Non-isothermal cure and decomposition kinetics of epoxy-imidazole systems

Non-isothermal curing kinetics of a tetra functional epoxy resin with imidazole-based curing agents was investigated by differential scanning calorimetry (DSC), and decomposition of the cured compounds was studied by thermogravimetric analysis. N,N,N',N'-tetraglycidyl-4, 4'diaminodiphenylmethane (TGDDM) was cured with three types of tertiary amine curing agents including 1-methyl imidazole (MI), 2-methyl imidazole (2MI) and 2-ethyl 4-methyl imidazole (EMI).

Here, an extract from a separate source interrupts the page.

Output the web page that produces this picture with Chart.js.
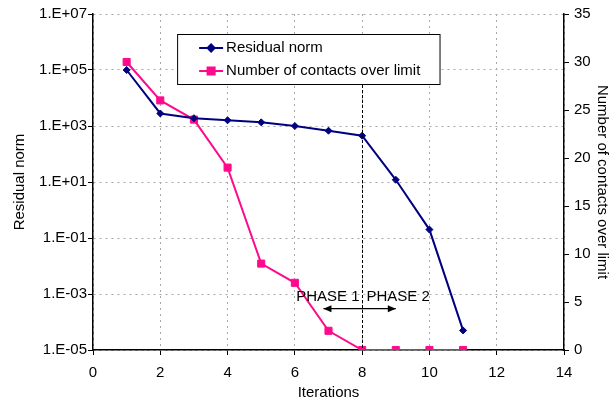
<!DOCTYPE html>
<html>
<head>
<meta charset="utf-8">
<script src="https://cdn.jsdelivr.net/npm/chart.js@4"></script>
<style>
  body { margin: 0; background: #fff; }
  #wrap { width: 610px; height: 400px; }
</style>
</head>
<body>
<div id="wrap"><canvas id="convChart" width="610" height="400"></canvas></div>
<script>
// data
const iterations = [1, 2, 3, 4, 5, 6, 7, 8, 9, 10, 11];
const residualNorm = [1.0e5, 2.8e3, 1.9e3, 1.6e3, 1.35e3, 1.0e3, 680, 450, 12, 0.2, 5e-5];
const contactsOverLimit = [30, 26, 24, 19, 9, 7, 2, 0, 0, 0, 0];
const residualTicks = [1e-5, 1e-3, 1e-1, 1e1, 1e3, 1e5, 1e7];
const phaseSplit = 8;

let navy = '#000080';
let pink = '#FF0A8C';
let gridGrey = '#a8a8a8';
let fontName = "'Liberation Sans', Arial, sans-serif";

Chart.defaults.font.family = fontName;
Chart.defaults.font.size = 15;
Chart.defaults.color = '#000';

function sciLabel(v) {
    const e = Math.round(Math.log10(v));
    return '1.E' + (e < 0 ? '-' : '+') + String(Math.abs(e)).padStart(2, '0');
}

// legend box + phase markers drawn on top of the plot
const overlay = {
    id: 'overlay',
    afterDatasetsDraw(chart) {
        const { ctx, chartArea: a, scales: { x, y2 } } = chart;
        ctx.save();

        // legend
        const lx = x.getPixelForValue(2.5), rx = x.getPixelForValue(10.3);
        const ty = a.top + 20, by = a.top + 70;
        ctx.fillStyle = '#fff';
        ctx.fillRect(lx, ty, rx - lx, by - ty);
        ctx.strokeStyle = '#000';
        ctx.lineWidth = 1;
        ctx.strokeRect(lx + 0.5, ty + 0.5, rx - lx, by - ty);

        const rows = [
            { text: 'Residual norm', color: navy, style: 'rectRot', r: 3.5 },
            { text: 'Number of contacts over limit', color: pink, style: 'rect', r: 5 }
        ];
        rows.forEach((row, i) => {
            const cy = ty + 14 + i * 23;
            ctx.strokeStyle = row.color;
            ctx.lineWidth = 2;
            ctx.beginPath();
            ctx.moveTo(lx + 22, cy);
            ctx.lineTo(lx + 46, cy);
            ctx.stroke();
            ctx.fillStyle = row.color;
            Chart.helpers.drawPoint(ctx, { pointStyle: row.style, radius: row.r, borderWidth: 1 }, lx + 34, cy);
            ctx.fill();
            ctx.fillStyle = '#000';
            ctx.font = '15px ' + fontName;
            ctx.textAlign = 'left';
            ctx.textBaseline = 'middle';
            ctx.fillText(row.text, lx + 49, cy);
        });

        // dashed phase divider
        const px = Math.round(x.getPixelForValue(phaseSplit)) + 0.5;
        ctx.strokeStyle = '#000';
        ctx.lineWidth = 1;
        ctx.setLineDash([3, 2]);
        ctx.beginPath();
        ctx.moveTo(px, by + 1);
        ctx.lineTo(px, a.bottom);
        ctx.stroke();
        ctx.setLineDash([]);

        // arrow
        const ay = y2.getPixelForValue(4.3);
        const ax1 = x.getPixelForValue(6.85), ax2 = x.getPixelForValue(9.0);
        ctx.lineWidth = 1.2;
        ctx.beginPath();
        ctx.moveTo(ax1, ay);
        ctx.lineTo(ax2, ay);
        ctx.stroke();
        [[ax1, 1], [ax2, -1]].forEach(([hx, d]) => {
            ctx.beginPath();
            ctx.moveTo(hx, ay);
            ctx.lineTo(hx + d * 8, ay - 3.5);
            ctx.lineTo(hx + d * 8, ay + 3.5);
            ctx.closePath();
            ctx.fillStyle = '#000';
            ctx.fill();
        });

        // phase labels
        const tyy = y2.getPixelForValue(5.5);
        ctx.fillStyle = '#000';
        ctx.font = '15px ' + fontName;
        ctx.textBaseline = 'middle';
        ctx.textAlign = 'right';
        ctx.fillText('PHASE 1', px - 3, tyy);
        ctx.textAlign = 'left';
        ctx.fillText('PHASE 2', px + 4, tyy);

        ctx.restore();
    }
};

var ctx = document.getElementById('convChart').getContext('2d');

var convChart = new Chart(ctx, {
    type: 'line',
    data: {
        datasets: [{
            label: 'Residual norm',
            data: iterations.map((it, i) => ({ x: it, y: residualNorm[i] })),
            yAxisID: 'y',
            borderColor: navy,
            backgroundColor: navy,
            borderWidth: 2,
            pointStyle: 'rectRot',
            pointRadius: 3.5,
            pointBorderWidth: 1,
            tension: 0
        }, {
            label: 'Number of contacts over limit',
            data: iterations.map((it, i) => ({ x: it, y: contactsOverLimit[i] })),
            yAxisID: 'y2',
            borderColor: pink,
            backgroundColor: pink,
            borderWidth: 2,
            pointStyle: 'rect',
            pointRadius: 5,
            pointBorderWidth: 1,
            tension: 0
        }]
    },
    options: {
        responsive: false,
        animation: false,
        devicePixelRatio: 1,
        layout: { padding: { top: 14, left: 0, right: 0, bottom: 0 } },
        plugins: {
            legend: { display: false },
            tooltip: { enabled: false }
        },
        scales: {
            x: {
                type: 'linear',
                min: 0,
                max: 14,
                ticks: { stepSize: 2, padding: 9 },
                grid: { color: gridGrey, tickColor: '#000', tickLength: 5 },
                border: { color: '#000', width: 1.5, dash: [2, 4] },
                title: { display: true, text: 'Iterations', padding: { top: 0, bottom: -2 } },
                afterFit(scale) { scale.height = 50; }
            },
            y: {
                type: 'logarithmic',
                position: 'left',
                min: 1e-5,
                max: 1e7,
                afterBuildTicks(scale) {
                    scale.ticks = residualTicks.map(v => ({ value: v, major: true }));
                },
                ticks: { callback: v => sciLabel(v), padding: 1, autoSkip: false },
                grid: { color: gridGrey, tickColor: '#000', tickLength: 5 },
                border: { color: '#000', width: 1.5, dash: [2, 4] },
                title: { display: true, text: 'Residual norm', padding: { top: 11, bottom: 0 } },
                afterFit(scale) { scale.width = 93; }
            },
            y2: {
                type: 'linear',
                position: 'right',
                min: 0,
                max: 35,
                ticks: { stepSize: 5, padding: 5 },
                grid: { drawOnChartArea: false, tickColor: '#000', tickLength: 5 },
                border: { color: '#000', width: 1.5 },
                title: { display: true, text: 'Number of contacts over limit', font: { lineHeight: 1 }, padding: { top: 0, bottom: 0 } },
                afterFit(scale) { scale.width = 46; }
            }
        }
    },
    plugins: [overlay]
});
</script>
</body>
</html>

These systems exhibited cure initiation at around 70-90 A degrees C by DSC. 2-methyl imidazole and 2-ethyl 4-methyl imidazole showed two cure initiation profiles, while the 1-substituted counterpart, MI, showed a single cure initiation profile by DSC. The Kissinger equation was applied to calculate the apparent activation energy for epoxy-imidazole cure reactions. The rate constants and the pre-exponential factor were also determined. The activation energy varied from 59 to 65 kJ mol(-1) for the systems. The Flynn-Wall-Ozawa iso-conversional approach was used to elucidate the activation energies at different extents of conversion during the cure reactions. The cured systems are found thermally stable up to 250 A degrees C. Decomposition kinetics of cured networks was studied using Kissinger equation and Flynn-Wall-Ozawa iso-conversional approach. The cured resins were analyzed for the glass transition temperature and compared with that of a conventional amine-cured system.